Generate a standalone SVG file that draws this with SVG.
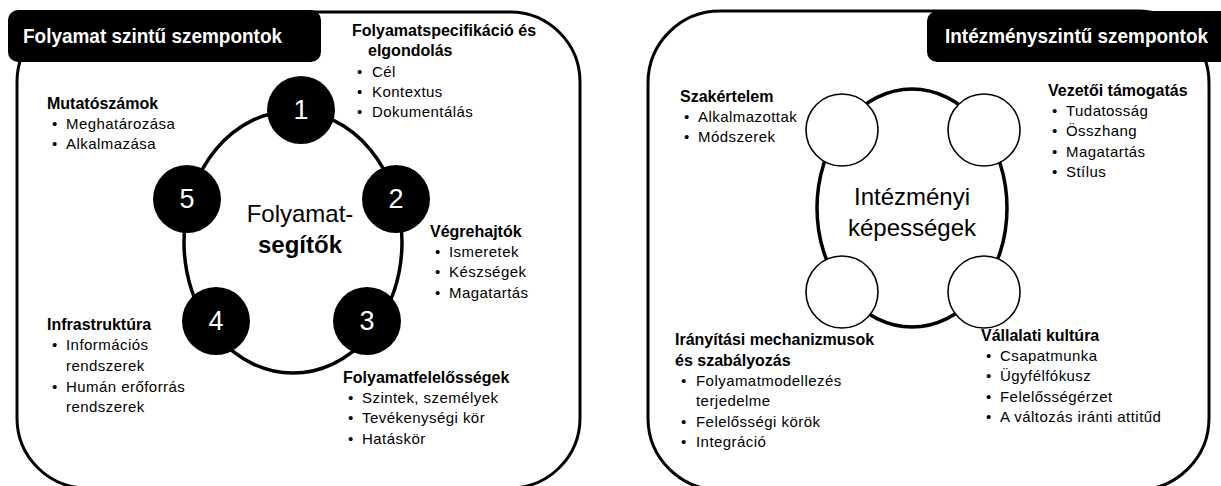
<svg xmlns="http://www.w3.org/2000/svg" width="1221" height="486" viewBox="0 0 1221 486">
  <style>
    .frame { fill: none; stroke: #000; stroke-width: 3; }
    .tab { fill: #000; }
    .tabtxt { font-family: "Liberation Sans", Arial, sans-serif; font-weight: bold; font-size: 20px; fill: #fff; }
    .ring { fill: none; stroke: #000; stroke-width: 3.5; }
    .dot { fill: #000; }
    .hollow { fill: #fff; stroke: #000; stroke-width: 1.6; }
    .num { font-family: "Liberation Sans", Arial, sans-serif; font-size: 27px; fill: #fff; text-anchor: middle; }
    .core { font-family: "Liberation Sans", Arial, sans-serif; font-size: 24px; fill: #000; text-anchor: middle; }
    .hd { font-family: "Liberation Sans", Arial, sans-serif; font-weight: bold; font-size: 16px; fill: #000; }
    .it { font-family: "Liberation Sans", Arial, sans-serif; font-size: 15px; fill: #000; letter-spacing: 0.45px; }
  </style>

  <!-- left panel: process level -->
  <g id="left-panel">
    <rect class="frame" x="17" y="12" width="563" height="476" rx="70"/>
    <rect class="tab" x="8" y="10" width="313" height="52" rx="10"/>
    <text class="tabtxt" x="23" y="43" textLength="259" lengthAdjust="spacingAndGlyphs">Folyamat szintű szempontok</text>
  </g>

  <g id="left-connectors">
    <ellipse class="ring" cx="293" cy="242" rx="109" ry="131"/>
  </g>

  <g id="left-core">
    <text class="core" x="300" y="222">Folyamat-</text>
    <text class="core" x="300" y="253" font-weight="bold">segítők</text>
  </g>

  <g id="step-1">
    <circle class="dot" cx="301" cy="110" r="34"/>
    <text class="num" x="301" y="119">1</text>
  </g>
  <g id="step-2">
    <circle class="dot" cx="396" cy="199" r="34"/>
    <text class="num" x="396" y="208">2</text>
  </g>
  <g id="step-3">
    <circle class="dot" cx="367" cy="321" r="34"/>
    <text class="num" x="367" y="330">3</text>
  </g>
  <g id="step-4">
    <circle class="dot" cx="216" cy="321" r="34"/>
    <text class="num" x="216" y="330">4</text>
  </g>
  <g id="step-5">
    <circle class="dot" cx="187" cy="199" r="34"/>
    <text class="num" x="187" y="208">5</text>
  </g>

  <g id="label-spec">
    <text class="hd" x="352" y="36">Folyamatspecifikáció és</text>
    <text class="hd" x="368" y="56">elgondolás</text>
    <text class="it" x="357" y="77">•<tspan x="372">Cél</tspan></text>
    <text class="it" x="357" y="97">•<tspan x="372">Kontextus</tspan></text>
    <text class="it" x="357" y="117">•<tspan x="372">Dokumentálás</tspan></text>
  </g>
  <g id="label-metrics">
    <text class="hd" x="47" y="109">Mutatószámok</text>
    <text class="it" x="52" y="129">•<tspan x="66">Meghatározása</tspan></text>
    <text class="it" x="52" y="149">•<tspan x="66">Alkalmazása</tspan></text>
  </g>
  <g id="label-performers">
    <text class="hd" x="430" y="237">Végrehajtók</text>
    <text class="it" x="435" y="257">•<tspan x="449">Ismeretek</tspan></text>
    <text class="it" x="435" y="277">•<tspan x="449">Készségek</tspan></text>
    <text class="it" x="435" y="298">•<tspan x="449">Magatartás</tspan></text>
  </g>
  <g id="label-infra">
    <text class="hd" x="47" y="330">Infrastruktúra</text>
    <text class="it" x="52" y="350">•<tspan x="66">Információs</tspan></text>
    <text class="it" x="66" y="371">rendszerek</text>
    <text class="it" x="52" y="392">•<tspan x="66">Humán erőforrás</tspan></text>
    <text class="it" x="66" y="412">rendszerek</text>
  </g>
  <g id="label-responsibility">
    <text class="hd" x="343" y="383">Folyamatfelelősségek</text>
    <text class="it" x="348" y="403">•<tspan x="362">Szintek, személyek</tspan></text>
    <text class="it" x="348" y="423">•<tspan x="362">Tevékenységi kör</tspan></text>
    <text class="it" x="348" y="444">•<tspan x="362">Hatáskör</tspan></text>
  </g>

  <!-- right panel: institution level -->
  <g id="right-panel">
    <rect class="frame" x="648" y="11" width="561" height="479" rx="72"/>
    <rect class="tab" x="927" y="11" width="310" height="51" rx="10"/>
    <text class="tabtxt" x="945" y="43" textLength="263" lengthAdjust="spacingAndGlyphs">Intézményszintű szempontok</text>
  </g>

  <g id="right-connectors">
    <ellipse class="ring" cx="912" cy="208" rx="95" ry="119"/>
  </g>

  <g id="pillar-ul"><circle class="hollow" cx="842" cy="130" r="36"/></g>
  <g id="pillar-ur"><circle class="hollow" cx="984" cy="130" r="36"/></g>
  <g id="pillar-ll"><circle class="hollow" cx="842" cy="292" r="36"/></g>
  <g id="pillar-lr"><circle class="hollow" cx="984" cy="292" r="36"/></g>

  <g id="right-core">
    <text class="core" x="912" y="205">Intézményi</text>
    <text class="core" x="912" y="236">képességek</text>
  </g>

  <g id="label-expertise">
    <text class="hd" x="680" y="102">Szakértelem</text>
    <text class="it" x="684" y="122">•<tspan x="698">Alkalmazottak</tspan></text>
    <text class="it" x="684" y="142">•<tspan x="698">Módszerek</tspan></text>
  </g>
  <g id="label-leadership">
    <text class="hd" x="1048" y="96">Vezetői támogatás</text>
    <text class="it" x="1052" y="116">•<tspan x="1066">Tudatosság</tspan></text>
    <text class="it" x="1052" y="136">•<tspan x="1066">Összhang</tspan></text>
    <text class="it" x="1052" y="157">•<tspan x="1066">Magatartás</tspan></text>
    <text class="it" x="1052" y="177">•<tspan x="1066">Stílus</tspan></text>
  </g>
  <g id="label-governance">
    <text class="hd" x="675" y="345">Irányítási mechanizmusok</text>
    <text class="hd" x="675" y="366">és szabályozás</text>
    <text class="it" x="681" y="386">•<tspan x="696">Folyamatmodellezés</tspan></text>
    <text class="it" x="696" y="406">terjedelme</text>
    <text class="it" x="681" y="427">•<tspan x="696">Felelősségi körök</tspan></text>
    <text class="it" x="681" y="447">•<tspan x="696">Integráció</tspan></text>
  </g>
  <g id="label-culture">
    <text class="hd" x="981" y="341">Vállalati kultúra</text>
    <text class="it" x="986" y="361">•<tspan x="1000">Csapatmunka</tspan></text>
    <text class="it" x="986" y="381">•<tspan x="1000">Ügyfélfókusz</tspan></text>
    <text class="it" x="986" y="402">•<tspan x="1000">Felelősségérzet</tspan></text>
    <text class="it" x="986" y="422">•<tspan x="1000">A változás iránti attitűd</tspan></text>
  </g>
</svg>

######

Would you return the data exactly as written, without the pictures?

Generate a standalone SVG file that draws this with SVG.
<svg xmlns="http://www.w3.org/2000/svg" width="1221" height="486" viewBox="0 0 1221 486">
  <style>
    .frame { fill: none; stroke: #000; stroke-width: 3; }
    .tab { fill: #000; }
    .tabtxt { font-family: "Liberation Sans", Arial, sans-serif; font-weight: bold; font-size: 20px; fill: #fff; }
    .ring { fill: none; stroke: #000; stroke-width: 3.5; }
    .dot { fill: #000; }
    .hollow { fill: #fff; stroke: #000; stroke-width: 1.6; }
    .num { font-family: "Liberation Sans", Arial, sans-serif; font-size: 27px; fill: #fff; text-anchor: middle; }
    .core { font-family: "Liberation Sans", Arial, sans-serif; font-size: 24px; fill: #000; text-anchor: middle; }
    .hd { font-family: "Liberation Sans", Arial, sans-serif; font-weight: bold; font-size: 16px; fill: #000; }
    .it { font-family: "Liberation Sans", Arial, sans-serif; font-size: 15px; fill: #000; letter-spacing: 0.45px; }
  </style>

  <!-- left panel: process level -->
  <g id="left-panel">
    <rect class="frame" x="17" y="12" width="563" height="476" rx="70"/>
    <rect class="tab" x="8" y="10" width="313" height="52" rx="10"/>
    <text class="tabtxt" x="23" y="43" textLength="259" lengthAdjust="spacingAndGlyphs">Folyamat szintű szempontok</text>
  </g>

  <g id="left-connectors">
    <ellipse class="ring" cx="293" cy="242" rx="109" ry="131"/>
  </g>

  <g id="left-core">
    <text class="core" x="300" y="222">Folyamat-</text>
    <text class="core" x="300" y="253" font-weight="bold">segítők</text>
  </g>

  <g id="step-1">
    <circle class="dot" cx="301" cy="110" r="34"/>
    <text class="num" x="301" y="119">1</text>
  </g>
  <g id="step-2">
    <circle class="dot" cx="396" cy="199" r="34"/>
    <text class="num" x="396" y="208">2</text>
  </g>
  <g id="step-3">
    <circle class="dot" cx="367" cy="321" r="34"/>
    <text class="num" x="367" y="330">3</text>
  </g>
  <g id="step-4">
    <circle class="dot" cx="216" cy="321" r="34"/>
    <text class="num" x="216" y="330">4</text>
  </g>
  <g id="step-5">
    <circle class="dot" cx="187" cy="199" r="34"/>
    <text class="num" x="187" y="208">5</text>
  </g>

  <g id="label-spec">
    <text class="hd" x="352" y="36">Folyamatspecifikáció és</text>
    <text class="hd" x="368" y="56">elgondolás</text>
    <text class="it" x="357" y="77">•<tspan x="372">Cél</tspan></text>
    <text class="it" x="357" y="97">•<tspan x="372">Kontextus</tspan></text>
    <text class="it" x="357" y="117">•<tspan x="372">Dokumentálás</tspan></text>
  </g>
  <g id="label-metrics">
    <text class="hd" x="47" y="109">Mutatószámok</text>
    <text class="it" x="52" y="129">•<tspan x="66">Meghatározása</tspan></text>
    <text class="it" x="52" y="149">•<tspan x="66">Alkalmazása</tspan></text>
  </g>
  <g id="label-performers">
    <text class="hd" x="430" y="237">Végrehajtók</text>
    <text class="it" x="435" y="257">•<tspan x="449">Ismeretek</tspan></text>
    <text class="it" x="435" y="277">•<tspan x="449">Készségek</tspan></text>
    <text class="it" x="435" y="298">•<tspan x="449">Magatartás</tspan></text>
  </g>
  <g id="label-infra">
    <text class="hd" x="47" y="330">Infrastruktúra</text>
    <text class="it" x="52" y="350">•<tspan x="66">Információs</tspan></text>
    <text class="it" x="66" y="371">rendszerek</text>
    <text class="it" x="52" y="392">•<tspan x="66">Humán erőforrás</tspan></text>
    <text class="it" x="66" y="412">rendszerek</text>
  </g>
  <g id="label-responsibility">
    <text class="hd" x="343" y="383">Folyamatfelelősségek</text>
    <text class="it" x="348" y="403">•<tspan x="362">Szintek, személyek</tspan></text>
    <text class="it" x="348" y="423">•<tspan x="362">Tevékenységi kör</tspan></text>
    <text class="it" x="348" y="444">•<tspan x="362">Hatáskör</tspan></text>
  </g>

  <!-- right panel: institution level -->
  <g id="right-panel">
    <rect class="frame" x="648" y="11" width="561" height="479" rx="72"/>
    <rect class="tab" x="927" y="11" width="310" height="51" rx="10"/>
    <text class="tabtxt" x="945" y="43" textLength="263" lengthAdjust="spacingAndGlyphs">Intézményszintű szempontok</text>
  </g>

  <g id="right-connectors">
    <ellipse class="ring" cx="912" cy="208" rx="95" ry="119"/>
  </g>

  <g id="pillar-ul"><circle class="hollow" cx="842" cy="130" r="36"/></g>
  <g id="pillar-ur"><circle class="hollow" cx="984" cy="130" r="36"/></g>
  <g id="pillar-ll"><circle class="hollow" cx="842" cy="292" r="36"/></g>
  <g id="pillar-lr"><circle class="hollow" cx="984" cy="292" r="36"/></g>

  <g id="right-core">
    <text class="core" x="912" y="205">Intézményi</text>
    <text class="core" x="912" y="236">képességek</text>
  </g>

  <g id="label-expertise">
    <text class="hd" x="680" y="102">Szakértelem</text>
    <text class="it" x="684" y="122">•<tspan x="698">Alkalmazottak</tspan></text>
    <text class="it" x="684" y="142">•<tspan x="698">Módszerek</tspan></text>
  </g>
  <g id="label-leadership">
    <text class="hd" x="1048" y="96">Vezetői támogatás</text>
    <text class="it" x="1052" y="116">•<tspan x="1066">Tudatosság</tspan></text>
    <text class="it" x="1052" y="136">•<tspan x="1066">Összhang</tspan></text>
    <text class="it" x="1052" y="157">•<tspan x="1066">Magatartás</tspan></text>
    <text class="it" x="1052" y="177">•<tspan x="1066">Stílus</tspan></text>
  </g>
  <g id="label-governance">
    <text class="hd" x="675" y="345">Irányítási mechanizmusok</text>
    <text class="hd" x="675" y="366">és szabályozás</text>
    <text class="it" x="681" y="386">•<tspan x="696">Folyamatmodellezés</tspan></text>
    <text class="it" x="696" y="406">terjedelme</text>
    <text class="it" x="681" y="427">•<tspan x="696">Felelősségi körök</tspan></text>
    <text class="it" x="681" y="447">•<tspan x="696">Integráció</tspan></text>
  </g>
  <g id="label-culture">
    <text class="hd" x="981" y="341">Vállalati kultúra</text>
    <text class="it" x="986" y="361">•<tspan x="1000">Csapatmunka</tspan></text>
    <text class="it" x="986" y="381">•<tspan x="1000">Ügyfélfókusz</tspan></text>
    <text class="it" x="986" y="402">•<tspan x="1000">Felelősségérzet</tspan></text>
    <text class="it" x="986" y="422">•<tspan x="1000">A változás iránti attitűd</tspan></text>
  </g>
</svg>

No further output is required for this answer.